Take, for example, the west London/broken beat movement. Not that they've ever called themselves that, or anything else for that matter. They simply get on with playing their unique style to their ever-growing global fanbase.

Hidden behind unfeasibly cool labels like 2000Black or Archive, pioneers like Attica Blues, Domu, IG Culture, 4Hero and co expand ever outwards.

But the problems with such a stylish scene are encapsulated in a release like this.

Alex Attias and his Visions label have been part of the scene for many years and it would be easy to get excited by his label solely on the basis of its tasty profile and its cool affiliates.

In fact a compilation like this is a mixed bag. Pavel Kostiuk's 'Willow The Wisp' for example, is little more than a beat and four-bar melody.

It leaves you cold.

And while Ideme + Co's six-woman choir tune is commendable-for-effort, it still sounds laughable, like Steve Reich meets Earth Wind and Fire. Not in a good way either.

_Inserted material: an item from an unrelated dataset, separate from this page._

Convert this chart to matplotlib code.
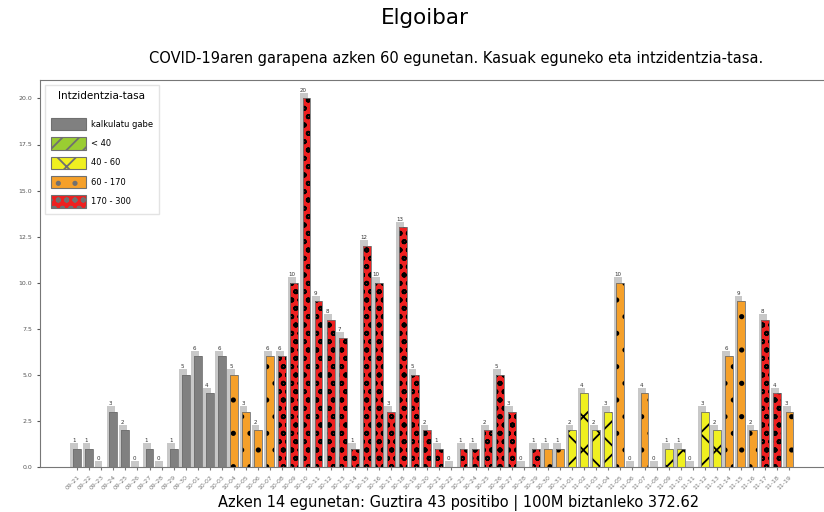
import matplotlib
matplotlib.use("Agg")
import matplotlib.pyplot as plt
from matplotlib.patches import Patch
import pandas as pd

# =========================
# data
# =========================
town = "Elgoibar"
days = pd.date_range("2020-09-21", periods=60, freq="D").strftime("%m-%d").tolist()

cases = [1, 1, 0, 3, 2, 0, 1, 0, 1, 5,
         6, 4, 6, 5, 3, 2, 6, 6, 10, 20,
         9, 8, 7, 1, 12, 10, 3, 13, 5, 2,
         1, 0, 1, 1, 2, 5, 3, 0, 1, 1,
         1, 2, 4, 2, 3, 10, 0, 4, 0, 1,
         1, 0, 3, 2, 6, 9, 2, 8, 4, 3]

levels = ["na", "na", "na", "na", "na", "na", "na", "na", "na", "na",
          "na", "na", "na", "or", "or", "or", "or", "rd", "rd", "rd",
          "rd", "rd", "rd", "rd", "rd", "rd", "rd", "rd", "rd", "rd",
          "rd", "rd", "rd", "rd", "rd", "rd", "rd", "rd", "rd", "or",
          "or", "ye", "ye", "ye", "ye", "or", "or", "or", "or", "ye",
          "ye", "ye", "ye", "ye", "or", "or", "or", "rd", "rd", "or"]

legend_keys = ["na", "gr", "ye", "or", "rd"]
legend_labels = ["kalkulatu gabe", "< 40", "40 - 60", "60 - 170", "170 - 300"]

last14_total = 43
last14_rate = 372.62

# estiloa
fill = {"na": "#808080", "gr": "#9acd32", "ye": "#f0f020", "or": "#f5a02a", "rd": "#ee2020"}
hatch = {"na": "", "gr": "//", "ye": "x", "or": ".", "rd": "oo"}

# =========================
# plot
# =========================
plt.rcParams["hatch.linewidth"] = 1.3
fig = plt.figure(figsize=(8.24, 5.12), dpi=100)
ax = fig.add_axes([40 / 824, 45 / 512, 840 / 824, 387 / 512])

xs = list(range(len(cases)))

# itzala
ax.bar([x - 0.22 for x in xs], [c + 0.3 for c in cases], width=0.65,
       color="#c8c8c8", linewidth=0, zorder=1)

for x, c, lv in zip(xs, cases, levels):
    ax.bar(x, c, width=0.65, color=fill[lv], hatch=hatch[lv],
           edgecolor="black", linewidth=0, zorder=2)
    ax.bar(x, c, width=0.65, fill=False, edgecolor="#707070", linewidth=0.6, zorder=3)
    ax.text(x - 0.25, c + 0.3, str(c), ha="center", va="bottom",
            fontsize=4, color="#333333", zorder=4)

ax.set_xlim(-3.07, 66.5)
ax.set_ylim(0, 21)
ax.set_yticks([0, 2.5, 5, 7.5, 10, 12.5, 15, 17.5, 20])
ax.set_yticklabels(["0.0", "2.5", "5.0", "7.5", "10.0", "12.5", "15.0", "17.5", "20.0"])
ax.tick_params(axis="y", labelsize=4.5, length=2, colors="#555555")

ax.set_xticks(xs)
ax.set_xticklabels(days, rotation=45, ha="right", rotation_mode="anchor")
ax.tick_params(axis="x", labelsize=4.5, length=2, colors="#777777")

for s in ax.spines.values():
    s.set_color("#777777")
    s.set_linewidth(0.8)

# legenda
handles = [Patch(facecolor=fill[k], hatch=hatch[k], edgecolor="#707070", linewidth=0.8)
           for k in legend_keys]
leg = ax.legend(handles, legend_labels, title="Intzidentzia-tasa", loc="upper left",
                bbox_to_anchor=(0.001, 0.997),
                fontsize=6, title_fontsize=7.5, handlelength=4.2, handleheight=1.9,
                labelspacing=0.85, borderpad=0.7, handletextpad=0.6,
                frameon=True, fancybox=False, edgecolor="#dddddd")
leg._legend_box.sep = 12

fig.text(425 / 824, 1 - 18 / 512, town, ha="center", va="center", fontsize=15.5)
fig.text(456 / 824, 1 - 58 / 512,
         "COVID-19aren garapena azken 60 egunetan. Kasuak eguneko eta intzidentzia-tasa.",
         ha="center", va="center", fontsize=10.5)
fig.text(459 / 824, 1 - 503 / 512,
         f"Azken 14 egunetan: Guztira {last14_total} positibo | 100M biztanleko {last14_rate}",
         ha="center", va="center", fontsize=10.5)

fig.savefig("out.png", dpi=100)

Mustang aka Alex Attias' 'Transitions', however, is a gloriously hazy offworld excursion, the kind of territory you find beyond Ian O'Brien's post-Detroit dreams.

Plutonia (Attias and Pavel Kostiuk)'s 'Sarasowju' is as tasty an example of twisted and off-kilter beats as you could wish for.

Emelda's 'Waenda' is post-afro-beat London-style whereas Vanessa Freeman soars soulwards over a crunchy riddim. Son Of Scientist (IG Culture) leads you down a winding rhythmic path. Plutonia feat. Imani Uzuri is positively anthemic.

This compilation then, like the genre as a whole, demands repeated listening. Sometimes this yields significant gains; others not.

It's the sound of scene relentlessly edging forwards. Just occasionally you wish they'd take huge leaps of faith instead.